=== What to produce ===
Write out the listing, please, but only from its first line through the line containing "east) -- (paper.west);", exactly as given and without pictures.

=== Data section ===
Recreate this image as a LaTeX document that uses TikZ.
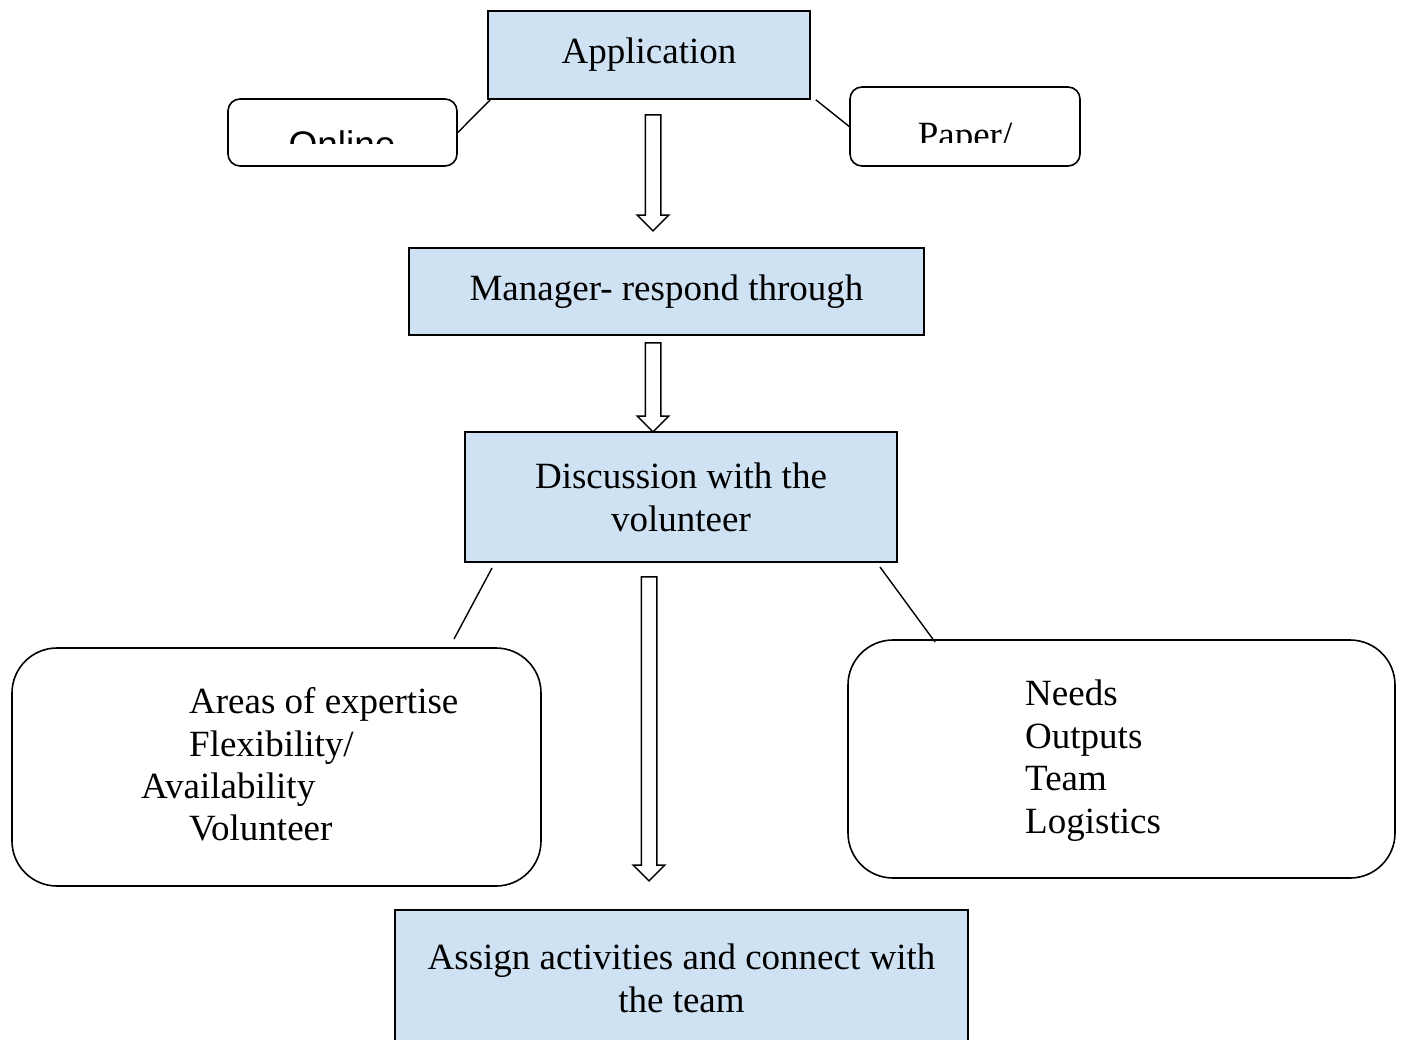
\documentclass[tikz,border=0pt]{standalone}
\usepackage{fontspec}
\setmainfont{Liberation Serif}
\newfontfamily\onlinefont{Liberation Sans}
\usetikzlibrary{shapes.arrows}
\definecolor{stageblue}{RGB}{207,226,243}

\begin{document}
\begin{tikzpicture}[x=1pt,y=-1pt,
	every node/.style={font=\fontsize{37}{43}\selectfont},
	stage/.style={draw=black,line width=1.6pt,fill=stageblue,align=center,inner sep=0pt},
	option/.style={draw=black,line width=1.6pt,rounded corners=12pt,inner sep=0pt},
	detail/.style={draw=black,line width=1.6pt,rounded corners=45pt,inner sep=0pt},
	flow/.style={single arrow,draw=black,fill=white,line width=1.5pt,inner sep=7pt,
		minimum width=0pt,single arrow head extend=8pt,single arrow tip angle=90,rotate=-90},
	link/.style={line width=1.4pt}]
	\useasboundingbox (0,0) rectangle (1404,1039);

	% main stages
	\node[stage,minimum width=322pt,minimum height=88pt] (app) at (649,55) {Application};
	\node[stage,minimum width=515pt,minimum height=87pt] (manager) at (666.5,291.5) {Manager- respond through};
	\node[stage,minimum width=432pt,minimum height=130pt] (discuss) at (681,497) {Discussion with the\\volunteer};
	\node[stage,minimum width=573pt,minimum height=136pt] (assign) at (681.5,978) {Assign activities and connect with\\the team};

	% application options
	\node[option,minimum width=229pt,minimum height=67pt] (online) at (342.5,132.5) {};
	\node[option,minimum width=230pt,minimum height=79pt] (paper) at (965,126.5) {};
	\begin{scope}
		\clip (230,101) rectangle (455,143);
		\node[anchor=base,font=\onlinefont\fontsize{37}{43}\selectfont] (onlinetext) at (342,157) {Online};
	\end{scope}
	\begin{scope}
		\clip (852,89) rectangle (1078,142);
		\node[anchor=base] (papertext) at (965,147) {Paper/};
	\end{scope}
	\draw[link] ([xshift=3pt]app.south west) -- (online.east);
	\draw[link] ([xshift=5pt]app.south east) -- (paper.west);

	% flow arrows
	\node[flow,minimum height=116pt] (flowa) at (653,169) {};
	\node[flow,minimum height=89pt] (flowb) at (653,383.5) {};
	\node[flow,minimum height=304pt] (flowc) at (649,725) {};

	% discussion details
	\node[detail,minimum width=529pt,minimum height=238pt] (skills) at (276.5,767) {};
	\node[detail,minimum width=547pt,minimum height=238pt] (needs) at (1121.5,759) {};
	\foreach \txt/\xx/\yy [count=\i] in {Areas of expertise/189/713,{Flexibility/}/189/756,Availability/141/798,Volunteer/189/840}
		\node[anchor=base west,inner sep=0pt] (skill\i) at (\xx,\yy) {\txt};
	\foreach \txt/\yy [count=\i] in {Needs/705,Outputs/748,Team/790,Logistics/833}
		\node[anchor=base west,inner sep=0pt] (need\i) at (1025,\yy) {\txt};
	\coordinate (skillsa) at (492,568);
	\coordinate (skillsb) at (454,639);
	\coordinate (needsa) at (880,567);
	\coordinate (needsb) at (935,642);
	\draw[link] (skillsa) -- (skillsb);
	\draw[link] (needsa) -- (needsb);
\end{tikzpicture}
\end{document}
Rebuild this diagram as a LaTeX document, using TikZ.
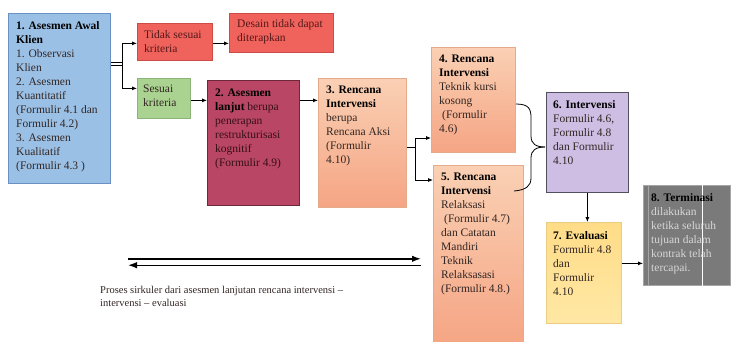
\documentclass[tikz,border=0pt]{standalone}
\usepackage{fontspec}
\setmainfont{Liberation Serif}
\usetikzlibrary{arrows.meta,calc}
\definecolor{blueF}{RGB}{155,192,230}
\definecolor{blueD}{RGB}{105,145,195}
\definecolor{redF}{RGB}{240,98,92}
\definecolor{redD}{RGB}{205,75,70}
\definecolor{greenF}{RGB}{170,210,145}
\definecolor{greenD}{RGB}{140,180,120}
\definecolor{maroonF}{RGB}{185,70,100}
\definecolor{maroonD}{RGB}{110,40,60}
\definecolor{peachT}{RGB}{250,208,180}
\definecolor{peachB}{RGB}{245,165,132}
\definecolor{peachD}{RGB}{228,170,140}
\definecolor{lavF}{RGB}{206,190,228}
\definecolor{lavD}{RGB}{80,80,95}
\definecolor{yelT}{RGB}{255,220,135}
\definecolor{yelB}{RGB}{255,232,165}
\definecolor{yelD}{RGB}{235,205,130}
\definecolor{grayF}{RGB}{122,122,122}
\definecolor{grayD}{RGB}{165,165,165}
\definecolor{bodyC}{RGB}{50,38,35}
\definecolor{redtxt}{RGB}{85,25,25}
\definecolor{mtxt}{RGB}{55,15,25}
\definecolor{lighttxt}{RGB}{215,215,215}
\begin{document}
\begin{tikzpicture}[x=1pt,y=-1pt,
  box/.style={draw, rectangle, anchor=north west, inner sep=0pt, line width=0.7pt},
  txt/.style={anchor=north west, align=left, inner sep=0pt, font=\fontsize{11.5}{14}\selectfont, text=bodyC},
  arr/.style={-{Latex[length=5pt,width=4pt]}, line width=0.8pt},
  bigarr/.style={-{Latex[length=9pt,width=6.5pt]}, line width=1.4pt},
  ln/.style={line width=0.8pt}]
\useasboundingbox (0,0) rectangle (731,341);
\clip (0,0) rectangle (731,341);
\fill[white] (0,0) rectangle (731,341);

% boxes
\node[box, fill=blueF, draw=blueD, minimum width=102pt, minimum height=170pt] (b1) at (8,13) {};
\node[box, fill=redF, draw=redD, minimum width=75pt, minimum height=37pt] (tidak) at (137,23) {};
\node[box, fill=redF, draw=redD, minimum width=104pt, minimum height=39pt] (desain) at (229,13) {};
\node[box, fill=greenF, draw=greenD, minimum width=53pt, minimum height=40pt] (sesuai) at (137,78) {};
\node[box, fill=maroonF, draw=maroonD, minimum width=92pt, minimum height=125pt] (b2) at (207,80) {};
\node[box, top color=peachT, bottom color=peachB, draw=peachD, minimum width=88pt, minimum height=129pt] (b3) at (318,78) {};
\node[box, top color=peachT, bottom color=peachB, draw=peachD, minimum width=84pt, minimum height=105pt] (b4) at (431,47) {};
\node[box, top color=peachT, bottom color=peachB, draw=peachD, minimum width=90pt, minimum height=180pt] (b5) at (433,165) {};
\node[box, fill=lavF, draw=lavD, minimum width=82pt, minimum height=100pt] (b6) at (546,92) {};
\node[box, top color=yelT, bottom color=yelB, draw=yelD, minimum width=75pt, minimum height=101pt] (b7) at (546,222) {};
\node[box, fill=grayF, draw=grayD, minimum width=87pt, minimum height=100pt] (b8) at (643,185) {};
\draw[white, line width=1pt] ([xshift=59pt]b8.north west) -- ([xshift=59pt]b8.south west);
\draw[grayD, line width=1pt] ([xshift=5pt]b8.north west) -- ([xshift=5pt]b8.south west);

% texts
\node[txt] (t1) at ([shift={(8,8)}]b1.north west) {\textcolor{black}{\textbf{1. Asesmen Awal}}\\\textcolor{black}{\textbf{Klien}}\\1. Observasi\\Klien\\2. Asesmen\\Kuantitatif\\(Formulir 4.1 dan\\Formulir 4.2)\\3. Asesmen\\Kualitatif\\(Formulir 4.3 )};
\node[txt, text=redtxt] (tt) at ([shift={(7,7)}]tidak.north west) {Tidak sesuai\\kriteria};
\node[txt, text=redtxt] (td) at ([shift={(8,6)}]desain.north west) {Desain tidak dapat\\diterapkan};
\node[txt] (ts) at ([shift={(6,7)}]sesuai.north west) {Sesuai\\kriteria};
\node[txt, text=mtxt] (t2) at ([shift={(8,9)}]b2.north west) {\textcolor{black}{\textbf{2. Asesmen}}\\\textcolor{black}{\textbf{lanjut}} berupa\\penerapan\\restrukturisasi\\kognitif\\(Formulir 4.9)};
\node[txt] (t3) at ([shift={(8,8)}]b3.north west) {\textcolor{black}{\textbf{3. Rencana}}\\\textcolor{black}{\textbf{Intervensi}}\\berupa\\Rencana Aksi\\(Formulir\\4.10)};
\node[txt] (t4) at ([shift={(8,8)}]b4.north west) {\textcolor{black}{\textbf{4. Rencana}}\\\textcolor{black}{\textbf{Intervensi}}\\Teknik kursi\\kosong\\\hspace{3pt}(Formulir\\4.6)};
\node[txt] (t5) at ([shift={(8,8)}]b5.north west) {\textcolor{black}{\textbf{5. Rencana}}\\\textcolor{black}{\textbf{Intervensi}}\\Relaksasi\\\hspace{3pt}(Formulir 4.7)\\dan Catatan\\Mandiri\\Teknik\\Relaksasasi\\(Formulir 4.8.)};
\node[txt] (t6) at ([shift={(7,8)}]b6.north west) {\textcolor{black}{\textbf{6. Intervensi}}\\Formulir 4.6,\\Formulir 4.8\\dan Formulir\\4.10};
\node[txt] (t7) at ([shift={(7,9)}]b7.north west) {\textcolor{black}{\textbf{7. Evaluasi}}\\Formulir 4.8\\dan\\Formulir\\4.10};
\node[txt, text=lighttxt] (t8) at ([shift={(8,8)}]b8.north west) {\textcolor{black}{\textbf{8. Terminasi}}\\dilakukan\\ketika seluruh\\tujuan dalam\\kontrak telah\\tercapai.};

% connectors
\coordinate (s1) at (122,64);
\draw[ln] ([yshift=1.6pt]b1.east |- s1) -- ([yshift=1.6pt]s1);
\draw[ln] ([yshift=-1.6pt]b1.east |- s1) -- ([yshift=-1.6pt]s1);
\draw[arr] (s1) |- ([yshift=-1.5pt]tidak.west);
\draw[arr] (s1) |- ([yshift=10pt]sesuai.west);
\draw[arr] ([yshift=-1.5pt]tidak.east) -- ([yshift=-1.5pt]tidak.east -| desain.west);
\coordinate (r1) at ([yshift=-2pt]sesuai.east);
\draw[arr] (r1) -- (r1 -| b2.west);
\draw[arr] (r1 -| b2.east) -- (r1 -| b3.west);
\coordinate (s2) at (415,147);
\coordinate (y4) at (0,138);
\coordinate (y5) at (0,180);
\draw[ln] (s2 -| b3.east) -- (s2);
\draw[arr] (s2) |- (b4.west |- y4);
\draw[arr] (s2) |- (b5.west |- y5);
% brace
\coordinate (bt) at (545,147);
\draw[ln] (516,104) .. controls (529,104) and (531,109) .. (531,118) -- (531,136) .. controls (531,144) and (536,147) .. (bt);
\draw[ln] (bt) .. controls (536,147) and (531,150) .. (531,158) -- (531,178) .. controls (531,186) and (526,190) .. (514,191);
\draw[arr] (b6.south) -- (b6.south |- b7.north);
\coordinate (r3) at ([yshift=9.5pt]b7.east);
\draw[arr] (r3) -- (r3 -| b8.west);
% circular arrows
\coordinate (dl) at (128,262);
\coordinate (dr) at (421,262);
\draw[bigarr] ([yshift=3.2pt]dl) -- ([yshift=3.2pt]dr);
\draw[bigarr] ([yshift=-3.2pt]dr) -- ([yshift=-3.2pt]dl);
\node[anchor=north west, align=left, inner sep=0pt, font=\fontsize{10.5}{13.5}\selectfont, text=bodyC] (cap) at (100,286) {Proses sirkuler dari asesmen lanjutan rencana intervensi --\\intervensi -- evaluasi};
\end{tikzpicture}
\end{document}
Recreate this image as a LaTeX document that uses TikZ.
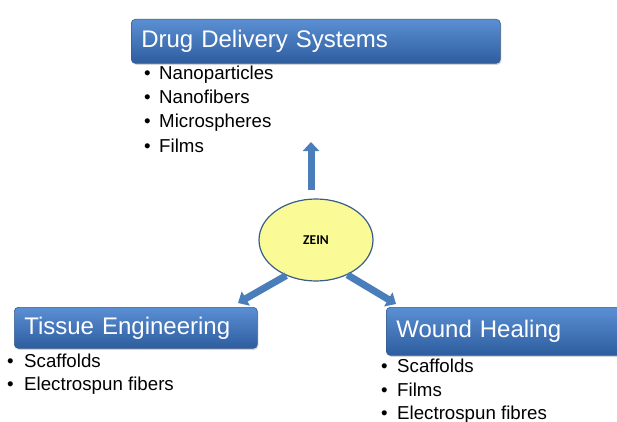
\documentclass[tikz,border=0pt]{standalone}
\usepackage{fontspec}
\setmainfont{Liberation Sans}
\newfontfamily\zeinfont{Carlito}
\usetikzlibrary{shapes.geometric,arrows.meta,shadows}

\definecolor{boxtop}{HTML}{5B8FD3}
\definecolor{boxbot}{HTML}{2D5D9F}
\definecolor{boxline}{HTML}{385D8A}
\definecolor{arrowblue}{HTML}{4A7EBB}
\definecolor{zeinfill}{HTML}{FAFA96}

\tikzset{
  topic/.style={draw=boxline, line width=0.6pt, rounded corners=4pt,
    top color=boxtop, bottom color=boxbot, text=white,
    anchor=north west, inner xsep=10pt, align=left,
    font=\fontsize{24}{28}\selectfont,
    drop shadow={opacity=0.35, shadow xshift=1pt, shadow yshift=-1.5pt}},
  item/.style={anchor=base west, inner sep=0pt, font=\fontsize{18.7}{22}\selectfont},
  blockarrow/.style={draw=arrowblue, line width=7pt,
    -{Triangle[width=16pt,length=9pt]}}
}

\begin{document}
\begin{tikzpicture}[x=1pt,y=-1pt]
  \useasboundingbox (0,0) rectangle (617,422);

  % the three application areas
  \node[topic, text width=349pt, minimum height=44pt] (dds) at (131,19) {Drug Delivery Systems};
  \node[topic, text width=223pt, minimum height=41pt] (tissue) at (14,307) {Tissue Engineering};
  \node[topic, text width=225pt, minimum height=48pt] (wound) at (386,307) {Wound Healing};

  % what each area uses
  \foreach \t [count=\i] in {Nanoparticles,Nanofibers,Microspheres,Films}
    \node[item] (dds\i) at (144,56+24*\i) {\makebox[15pt][l]{\textbullet}\t};
  \foreach \t [count=\i] in {Scaffolds,Electrospun fibers}
    \node[item] (tissue\i) at (7,344+23*\i) {\makebox[17pt][l]{\textbullet}\t};
  \foreach \t [count=\i] in {Scaffolds,Films,Electrospun fibres}
    \node[item] (wound\i) at (381,349+23.5*\i) {\makebox[16pt][l]{\textbullet}\t};

  % zein in the middle
  \node[ellipse, draw=boxline, line width=1.2pt, fill=zeinfill,
    minimum width=114pt, minimum height=82pt,
    font=\zeinfont\bfseries\fontsize{13.5}{16}\selectfont] (zein) at (316,240) {ZEIN};

  \coordinate (up) at (311,142);
  \coordinate (downleft) at (238,303);
  \coordinate (downright) at (396,304);

  \draw[blockarrow, shorten <=8pt] (up |- zein.north) -- (up);
  \draw[blockarrow] (zein.-130) -- (downleft);
  \draw[blockarrow] (zein.-48) -- (downright);
\end{tikzpicture}
\end{document}
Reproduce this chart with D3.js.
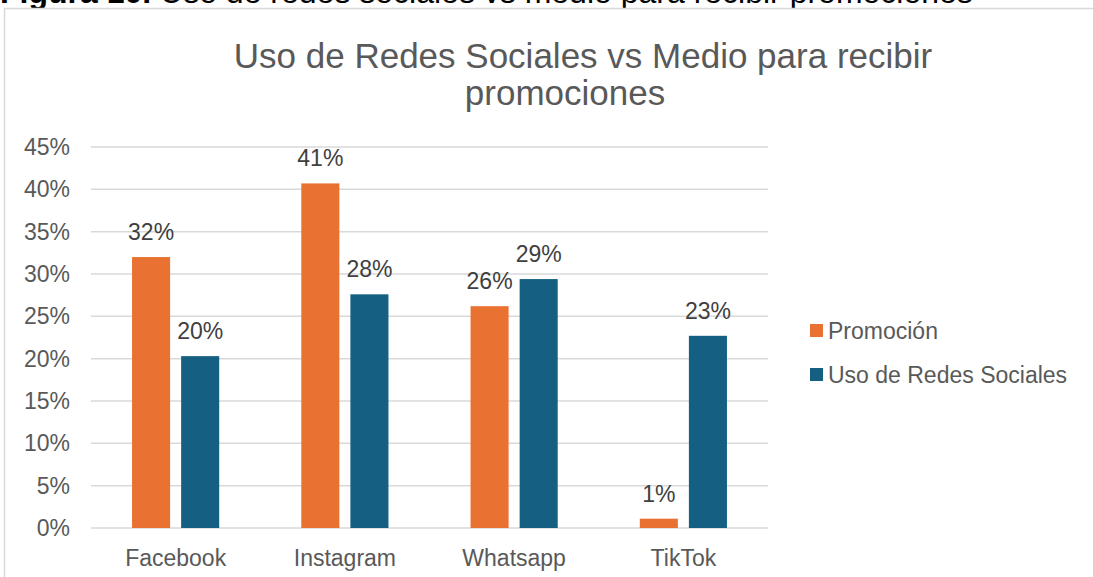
<!DOCTYPE html>
<html>
<head>
<meta charset="utf-8">
<script src="https://cdn.jsdelivr.net/npm/d3@7"></script>
<style>
  body { margin: 0; background: #fff; }
  svg { display: block; font-family: Arial, "Liberation Sans", sans-serif; }
</style>
</head>
<body>
<svg id="chart" width="1093" height="577"></svg>
<script>
// data
var categories = ["Facebook", "Instagram", "Whatsapp", "TikTok"];
var seriesNames = ["Promoción", "Uso de Redes Sociales"];
var promocion = [0.320, 0.407, 0.262, 0.011];
var usoRedes = [0.203, 0.276, 0.294, 0.227];
var yTicks = [0, 0.05, 0.10, 0.15, 0.20, 0.25, 0.30, 0.35, 0.40, 0.45];
var colors = ["#E97132", "#156082"];

var svg = d3.select("#chart");

// caption of the document, mostly cut off at the top
var cap = svg.append("text")
    .attr("x", 0)
    .attr("y", 3)
    .style("font-size", "32px")
    .style("fill", "#000");
cap.append("tspan").style("font-weight", "bold").text("Figura 10.");
cap.append("tspan").text(" Uso de redes sociales vs medio para recibir promociones");

// chart frame
svg.append("rect")
    .attr("x", 4.5).attr("y", 8.5)
    .attr("width", 1200).attr("height", 700)
    .attr("fill", "#fff")
    .attr("stroke", "#d9d9d9")
    .attr("stroke-width", 1.5);

// title
svg.append("text")
    .attr("x", 583).attr("y", 68)
    .attr("text-anchor", "middle")
    .style("font-size", "35px")
    .style("fill", "#595959")
    .text("Uso de Redes Sociales vs Medio para recibir");
svg.append("text")
    .attr("x", 565).attr("y", 105)
    .attr("text-anchor", "middle")
    .style("font-size", "35px")
    .style("fill", "#595959")
    .text("promociones");

var plotLeft = 91, plotRight = 768, plotTop = 147, plotBottom = 528;

var y = d3.scaleLinear().domain([0, 0.45]).range([plotBottom, plotTop]);

var x0 = d3.scaleBand()
    .domain(categories)
    .range([plotLeft, plotRight])
    .paddingInner(0.485)
    .paddingOuter(0.2425);

var x1 = d3.scaleBand()
    .domain(seriesNames)
    .range([0, x0.bandwidth()])
    .paddingInner(0.2245);

// gridlines
svg.append("g").selectAll("line")
    .data(yTicks)
    .enter().append("line")
    .attr("x1", plotLeft).attr("x2", plotRight)
    .attr("y1", function(d) { return y(d); })
    .attr("y2", function(d) { return y(d); })
    .attr("stroke", "#d9d9d9")
    .attr("stroke-width", 1.5);

// y axis labels
var yAxis = svg.append("g")
    .attr("transform", "translate(" + (plotLeft - 21) + ",0)")
    .call(d3.axisLeft(y).tickValues(yTicks).tickFormat(d3.format(".0%")).tickSize(0).tickPadding(0));
yAxis.select(".domain").remove();
yAxis.selectAll("text")
    .style("font-size", "23px")
    .style("fill", "#595959")
    .style("font-family", "Arial, 'Liberation Sans', sans-serif");

// x axis labels
var xAxis = svg.append("g")
    .attr("transform", "translate(0," + plotBottom + ")")
    .call(d3.axisBottom(x0).tickSize(0).tickPadding(22));
xAxis.select(".domain").remove();
xAxis.selectAll("text")
    .style("font-size", "23px")
    .style("fill", "#595959")
    .style("font-family", "Arial, 'Liberation Sans', sans-serif");

// bars
var rows = categories.map(function(c, i) {
    return {cat: c, vals: [
        {name: seriesNames[0], v: promocion[i], color: colors[0]},
        {name: seriesNames[1], v: usoRedes[i], color: colors[1]}
    ]};
});

var groups = svg.append("g").selectAll("g")
    .data(rows)
    .enter().append("g")
    .attr("transform", function(d) { return "translate(" + x0(d.cat) + ",0)"; });

groups.selectAll("rect")
    .data(function(d) { return d.vals; })
    .enter().append("rect")
    .attr("x", function(d) { return x1(d.name); })
    .attr("y", function(d) { return y(d.v); })
    .attr("width", x1.bandwidth())
    .attr("height", function(d) { return y(0) - y(d.v); })
    .attr("fill", function(d) { return d.color; });

groups.selectAll("text")
    .data(function(d) { return d.vals; })
    .enter().append("text")
    .attr("x", function(d) { return x1(d.name) + x1.bandwidth() / 2; })
    .attr("y", function(d) { return y(d.v) - 17; })
    .attr("text-anchor", "middle")
    .style("font-size", "23px")
    .style("fill", "#404040")
    .text(function(d) { return d3.format(".0%")(d.v); });

// legend
var legend = svg.append("g").selectAll("g")
    .data(seriesNames)
    .enter().append("g")
    .attr("transform", function(d, i) { return "translate(810," + (324 + i * 44) + ")"; });
legend.append("rect")
    .attr("width", 13).attr("height", 13)
    .attr("fill", function(d, i) { return colors[i]; });
legend.append("text")
    .attr("x", 18).attr("y", 15)
    .style("font-size", "23px")
    .style("fill", "#595959")
    .text(function(d) { return d; });
</script>
</body>
</html>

=== Answer to the problem ===
Recreate this image as a LaTeX document that uses TikZ.
\documentclass[tikz,border=0pt]{standalone}
\usepackage{fontspec}
\setmainfont{Liberation Serif}
\newfontfamily\onlinefont{Liberation Sans}
\usetikzlibrary{shapes.arrows}
\definecolor{stageblue}{RGB}{207,226,243}

\begin{document}
\begin{tikzpicture}[x=1pt,y=-1pt,
	every node/.style={font=\fontsize{37}{43}\selectfont},
	stage/.style={draw=black,line width=1.6pt,fill=stageblue,align=center,inner sep=0pt},
	option/.style={draw=black,line width=1.6pt,rounded corners=12pt,inner sep=0pt},
	detail/.style={draw=black,line width=1.6pt,rounded corners=45pt,inner sep=0pt},
	flow/.style={single arrow,draw=black,fill=white,line width=1.5pt,inner sep=7pt,
		minimum width=0pt,single arrow head extend=8pt,single arrow tip angle=90,rotate=-90},
	link/.style={line width=1.4pt}]
	\useasboundingbox (0,0) rectangle (1404,1039);

	% main stages
	\node[stage,minimum width=322pt,minimum height=88pt] (app) at (649,55) {Application};
	\node[stage,minimum width=515pt,minimum height=87pt] (manager) at (666.5,291.5) {Manager- respond through};
	\node[stage,minimum width=432pt,minimum height=130pt] (discuss) at (681,497) {Discussion with the\\volunteer};
	\node[stage,minimum width=573pt,minimum height=136pt] (assign) at (681.5,978) {Assign activities and connect with\\the team};

	% application options
	\node[option,minimum width=229pt,minimum height=67pt] (online) at (342.5,132.5) {};
	\node[option,minimum width=230pt,minimum height=79pt] (paper) at (965,126.5) {};
	\begin{scope}
		\clip (230,101) rectangle (455,143);
		\node[anchor=base,font=\onlinefont\fontsize{37}{43}\selectfont] (onlinetext) at (342,157) {Online};
	\end{scope}
	\begin{scope}
		\clip (852,89) rectangle (1078,142);
		\node[anchor=base] (papertext) at (965,147) {Paper/};
	\end{scope}
	\draw[link] ([xshift=3pt]app.south west) -- (online.east);
	\draw[link] ([xshift=5pt]app.south east) -- (paper.west);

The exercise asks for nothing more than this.